The Mahamandal, with branches in Maharashtra, Goa, Chhattisgarh, and Madhya Pradesh, as well as in Bidar and Belgaum, has over 12,000 members and is the largest literary organization in Marathi literature. It promotes Marathi literature and culture through public participation, conferences, and various activities.

==Literary conferences==

Prior to its establishment, literary conferences were organized by the Maharashtra Sahitya Parishad. Earlier, these conferences were known as 'Maharashtra Sahitya Sammelan.' After the Sahitya Mahamandal began its activities, it was decided to hold an annual Sahitya Sammelan. The 45th Sahitya Sammelan took place in Madgaon in 1964, and the 46th Sahitya Sammelan, held in Hyderabad in 1965, marked the first Akhil Bharatiya Marathi Sahitya Sammelan (All India Marathi Literary Summit) organized by the Sahitya Mahamandal.

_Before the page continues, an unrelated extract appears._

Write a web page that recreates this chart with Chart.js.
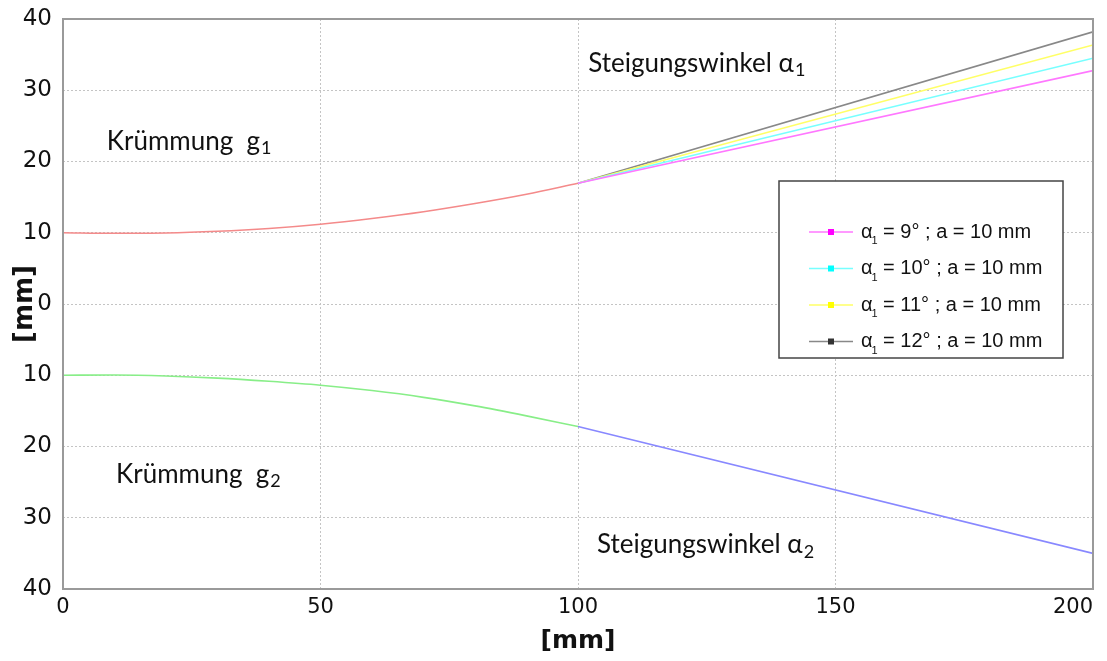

==Affiliated Institutions==
- Mumbai Marathi Sahitya Sangh – Covers Mumbai City and Suburbs
- Maharashtra Sahitya Parishad (Pune) – Covers Konkan, Western Maharashtra, and Khandesh
- Marathwada Sahitya Parishad (Aurangabad) – Covers Marathwada
- Vidarbha Sahitya Sangh (Nagpur) – Covers Vidarbha

===Other Institutions===
- Kokan Marathi Sahitya Parishad (Ratnagiri, Sindhudurg, Raigad, Navi Mumbai, Thane, and Mumbai)
- Dakshin Maharashtra Sahitya Sabha, Kolhapur

==Financial assistance==
- Annual subsidy of Rs.5 lakhs is received from Government of Maharashtra. It was increased to 10 lakhs in 2017.